Mentre osserviamo questa tavola improbabile alla quale i discepoli sono seduti insieme ai pubblicani e ai peccatori, Marco ci ricorda che non c’è molta differenza tra gli uni e gli altri. E la conferma l’abbiamo nell’ultima cena, quando Pietro e Levi Matteo sono seduti ancora insieme. Pietro il peccatore pronto a rinnegare Gesù, e Levi Matteo, il discepolo fedele. La cosa che li unisce e che più conta è che tutti sono stati chiamati da Gesù.

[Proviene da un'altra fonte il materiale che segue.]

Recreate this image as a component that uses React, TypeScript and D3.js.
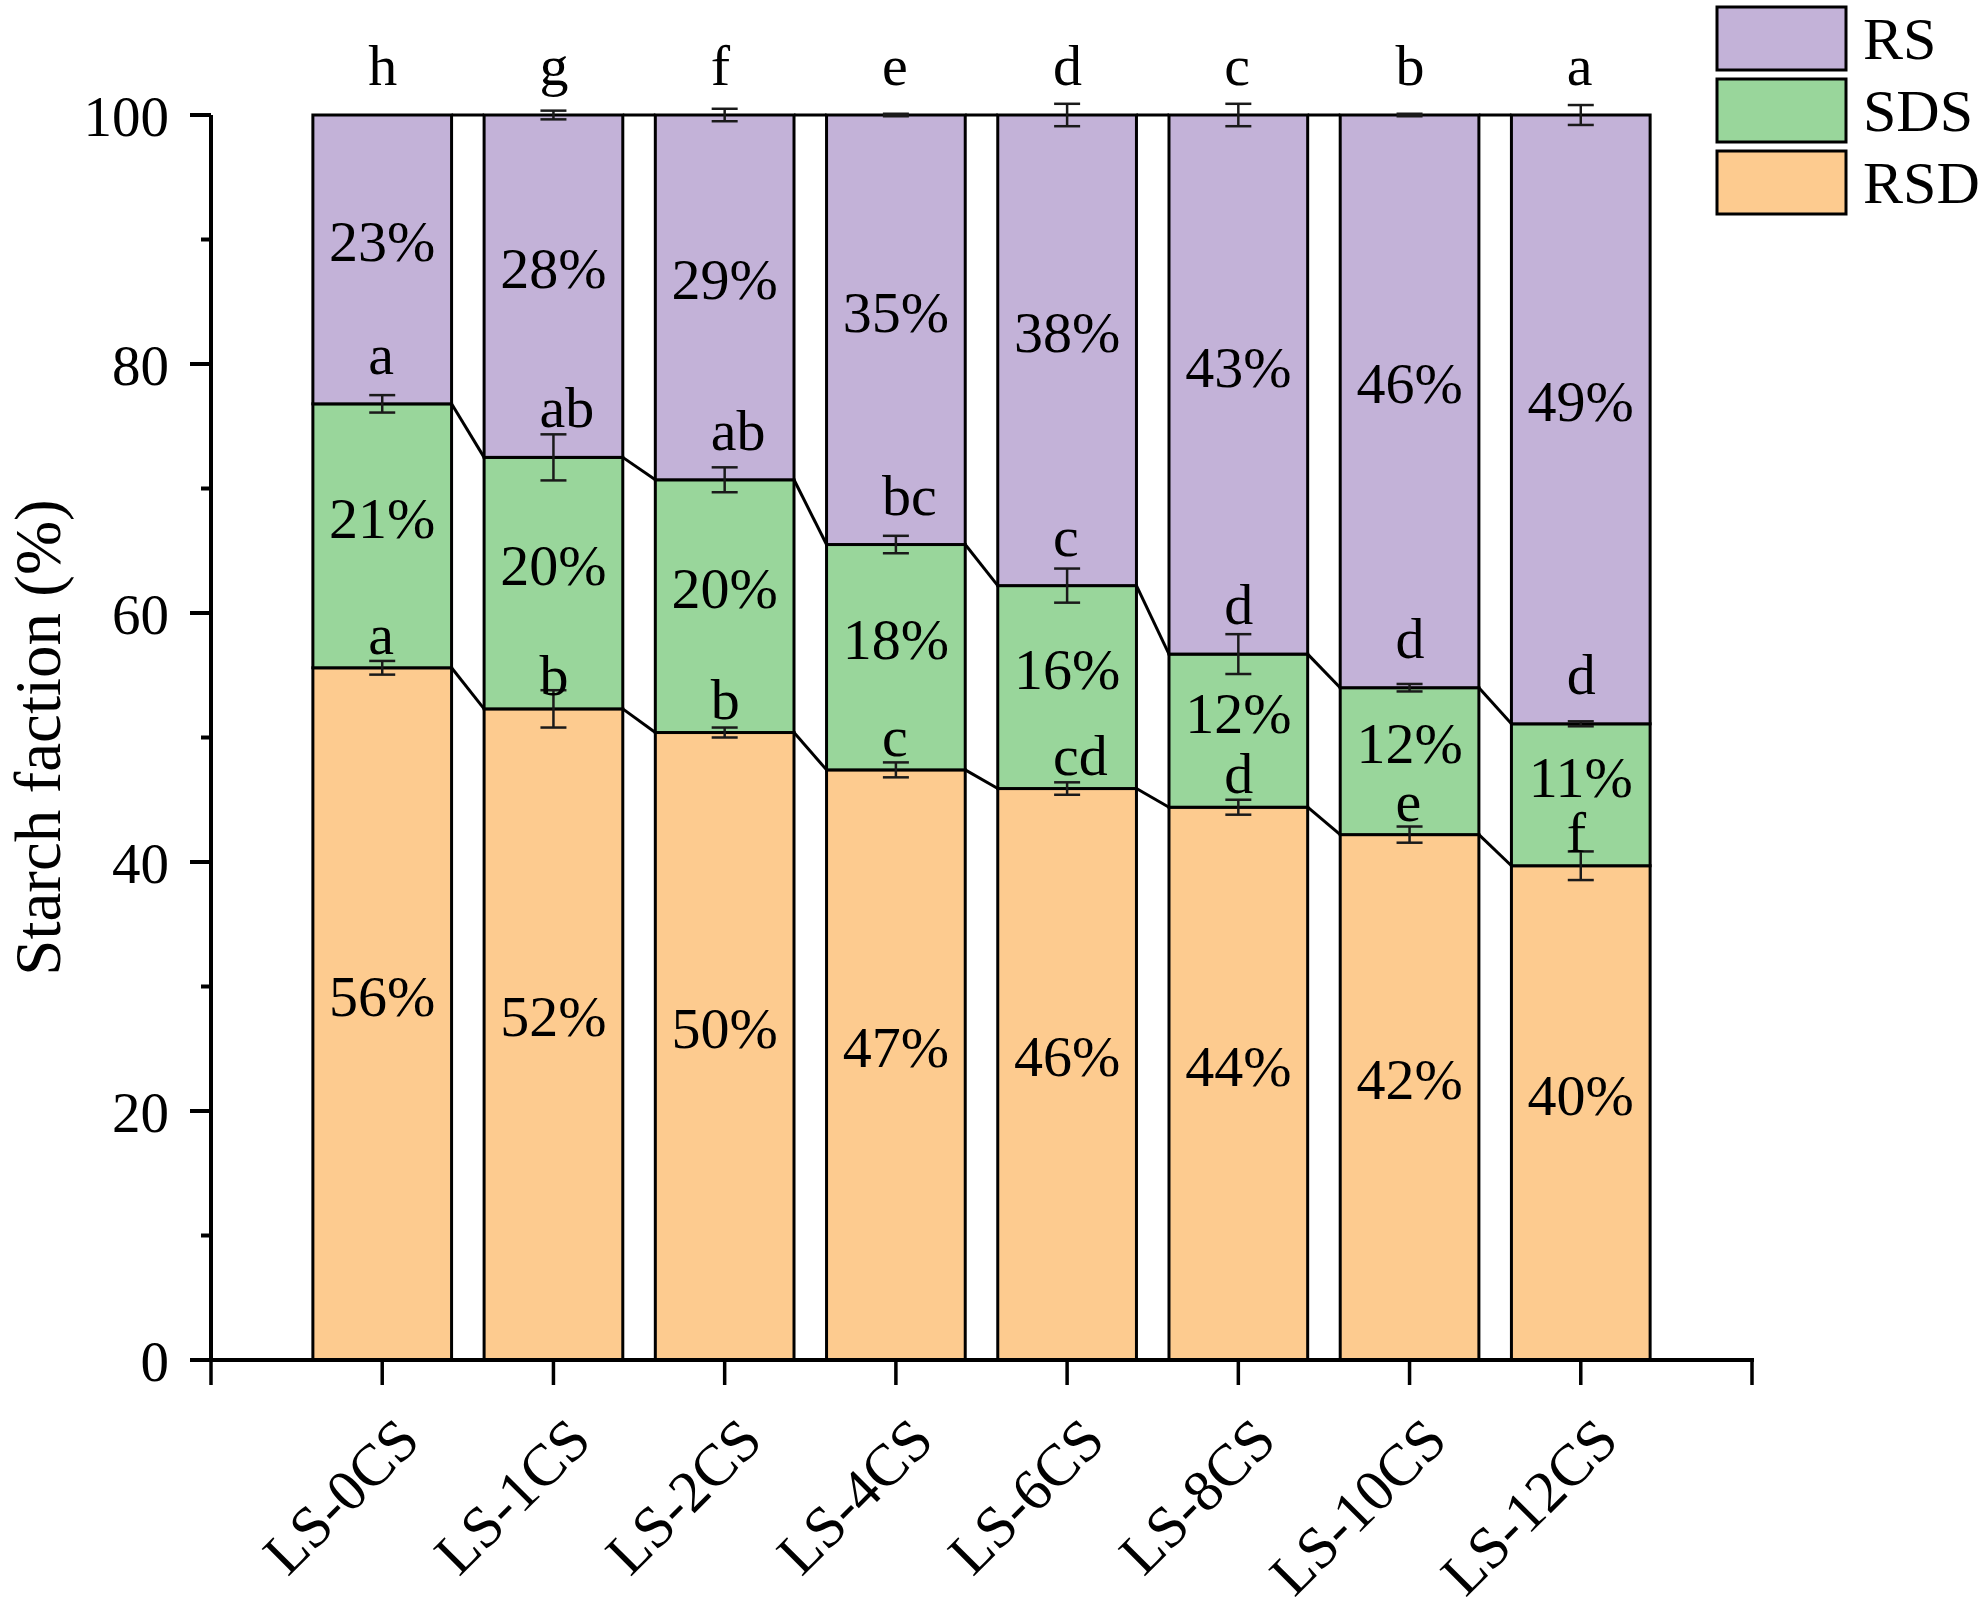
import { useEffect } from 'react';
import * as d3 from 'd3';

// Data
const categories = ['LS-0CS', 'LS-1CS', 'LS-2CS', 'LS-4CS', 'LS-6CS', 'LS-8CS', 'LS-10CS', 'LS-12CS'];
const rsd = [55.6, 52.3, 50.4, 47.4, 45.9, 44.4, 42.2, 39.7];
const sds = [21.2, 20.2, 20.3, 18.1, 16.3, 12.3, 11.8, 11.4];
const rs = [23.2, 27.5, 29.3, 34.5, 37.8, 43.3, 46.0, 48.9];

const rsdErr = [0.55, 1.5, 0.4, 0.6, 0.5, 0.6, 0.65, 1.15];
const sdsErr = [0.7, 1.85, 1.0, 0.7, 1.37, 1.6, 0.3, 0.2];
const rsErr = [0, 0.35, 0.5, 0.1, 0.9, 0.9, 0.1, 0.8];

const rsdText = ['56%', '52%', '50%', '47%', '46%', '44%', '42%', '40%'];
const sdsText = ['21%', '20%', '20%', '18%', '16%', '12%', '12%', '11%'];
const rsText = ['23%', '28%', '29%', '35%', '38%', '43%', '46%', '49%'];

const rsdLetters = ['a', 'b', 'b', 'c', 'cd', 'd', 'e', 'f'];
const sdsLetters = ['a', 'ab', 'ab', 'bc', 'c', 'd', 'd', 'd'];
const rsLetters = ['h', 'g', 'f', 'e', 'd', 'c', 'b', 'a'];

const yTicks = [0, 20, 40, 60, 80, 100];
const yMinorTicks = [10, 30, 50, 70, 90];

const keys = ['RSD', 'SDS', 'RS'] as const;
const colors: Record<string, string> = { RSD: '#fdcb8f', SDS: '#99d69b', RS: '#c3b2d8' };
const errs: Record<string, number[]> = { RSD: rsdErr, SDS: sdsErr, RS: rsErr };
const texts: Record<string, string[]> = { RSD: rsdText, SDS: sdsText, RS: rsText };
const letters: Record<string, string[]> = { RSD: rsdLetters, SDS: sdsLetters, RS: rsLetters };
const letterGap: Record<string, number> = { RSD: 14, SDS: 30, RS: 30 };

const width = 1983;
const height = 1610;
const font = '"Liberation Serif", "Times New Roman", serif';

export default function App() {
  useEffect(() => {
    document.body.style.margin = '0';
  }, []);

  const x = d3.scaleLinear().domain([0, categories.length + 1]).range([211, 1752]);
  const y = d3.scaleLinear().domain([0, 100]).range([1360, 115]);
  const bw = x(0.81) - x(0);

  const rows = categories.map((c, i) => ({ cat: c, RSD: rsd[i], SDS: sds[i], RS: rs[i] }));
  const series = d3.stack<any>().keys(keys as any)(rows);

  const xTicks = d3.range(0, categories.length + 2);

  return (
    <svg width={width} height={height} style={{ display: 'block', background: '#fff' }} fontFamily={font}>
      {/* bars */}
      {series.map((s) =>
        s.map((d, i) => (
          <rect
            key={s.key + i}
            x={x(i + 1) - bw / 2}
            y={y(d[1])}
            width={bw}
            height={y(d[0]) - y(d[1])}
            fill={colors[s.key]}
            stroke="#000"
            strokeWidth={3}
          />
        ))
      )}

      {/* connecting lines between bar tops */}
      {series.map((s) =>
        s.slice(0, -1).map((d, i) => (
          <line
            key={'c' + s.key + i}
            x1={x(i + 1) + bw / 2}
            y1={y(d[1])}
            x2={x(i + 2) - bw / 2}
            y2={y(s[i + 1][1])}
            stroke="#000"
            strokeWidth={3}
          />
        ))
      )}

      {/* error bars */}
      {series.map((s) =>
        s.map((d, i) => {
          const e = errs[s.key][i];
          if (!e) return null;
          const cx = x(i + 1);
          const y1 = y(d[1] + e);
          const y2 = y(d[1] - e);
          return (
            <g key={'e' + s.key + i} stroke="#1a1a1a" strokeWidth={2.5}>
              <line x1={cx} x2={cx} y1={y1} y2={y2} />
              <line x1={cx - 13} x2={cx + 13} y1={y1} y2={y1} />
              <line x1={cx - 13} x2={cx + 13} y1={y2} y2={y2} />
            </g>
          );
        })
      )}

      {/* percentage labels */}
      {series.map((s) =>
        s.map((d, i) => (
          <text
            key={'t' + s.key + i}
            x={x(i + 1)}
            y={y((d[0] + d[1]) / 2) + 2}
            textAnchor="middle"
            fontSize={58}
            fill="#000"
          >
            {texts[s.key][i]}
          </text>
        ))
      )}

      {/* significance letters */}
      {series.map((s) =>
        s.map((d, i) => (
          <text
            key={'l' + s.key + i}
            x={x(i + 1) - 14}
            y={y(d[1]) - letterGap[s.key]}
            fontSize={58}
            fill="#000"
          >
            {letters[s.key][i]}
          </text>
        ))
      )}

      {/* y axis */}
      <line x1={x(0)} x2={x(0)} y1={y(0) + 2} y2={y(100)} stroke="#000" strokeWidth={4} />
      {yTicks.map((t) => (
        <g key={'yt' + t}>
          <line x1={x(0) - 21} x2={x(0)} y1={y(t)} y2={y(t)} stroke="#000" strokeWidth={4} />
          <text x={169} y={y(t) + 21} textAnchor="end" fontSize={57}>
            {t}
          </text>
        </g>
      ))}
      {yMinorTicks.map((t) => (
        <line key={'ym' + t} x1={x(0) - 10} x2={x(0)} y1={y(t)} y2={y(t)} stroke="#000" strokeWidth={4} />
      ))}

      {/* x axis */}
      <line x1={x(0) - 21} x2={x(categories.length + 1) + 2} y1={y(0)} y2={y(0)} stroke="#000" strokeWidth={4} />
      {xTicks.map((t) => (
        <line key={'xt' + t} x1={x(t)} x2={x(t)} y1={y(0)} y2={y(0) + 25} stroke="#000" strokeWidth={3.5} />
      ))}
      {categories.map((c, i) => (
        <text
          key={'xl' + c}
          transform={`translate(${x(i + 1) + 40},${1443}) rotate(-45)`}
          textAnchor="end"
          fontSize={59}
        >
          {c}
        </text>
      ))}

      {/* y axis title */}
      <text transform={`translate(60,${(y(0) + y(100)) / 2}) rotate(-90)`} textAnchor="middle" fontSize={65}>
        Starch faction (%)
      </text>

      {/* legend */}
      {['RS', 'SDS', 'RSD'].map((k, i) => (
        <g key={'lg' + k} transform={`translate(1717,${7 + i * 72})`}>
          <rect width={129} height={63} fill={colors[k]} stroke="#000" strokeWidth={3} />
          <text x={146} y={52} fontSize={60}>
            {k}
          </text>
        </g>
      ))}
    </svg>
  );
}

Ciò che permette la comunione con il Signore, che è venuto a chiamare non dei giusti ma dei peccatori, è allora il riconoscimento della nostra radicale indegnità.
Anche noi che da una vita seguiamo il Signore e cerchiamo di stare dietro a lui, dobbiamo riconoscere che il nostro cammino non è mai stato lineare, non è stato mai un tragitto chiaro e pulito, ben definito: ma è stato un po’ come il cammino dei discepoli nel Vangelo. Ed è anche per questa nostra condizione che forse siamo qui oggi intorno alla tavola dell’eucaristia, perché il Signore vuole che ci rialziamo, caso mai ne avessimo bisogno dal banco delle nostre imposte al quale siamo tornati volentieri, per rimetterci dietro a lui, consapevoli con Paolo che Cristo Gesù è venuto nel mondo per salvare i peccatori, il primo dei quali sono io.
Sì, Signore, noi siamo malati di potere, di egocentrismo, di protagonismo, siamo pigri e capricciosi, non siamo buoni. Siamo capaci di grandi slanci, ma anche di ferire e di fare del male: vogliamo seguirti, ma subiamo il fascino di tornare a sederci. Rialzaci con la tua misericordia!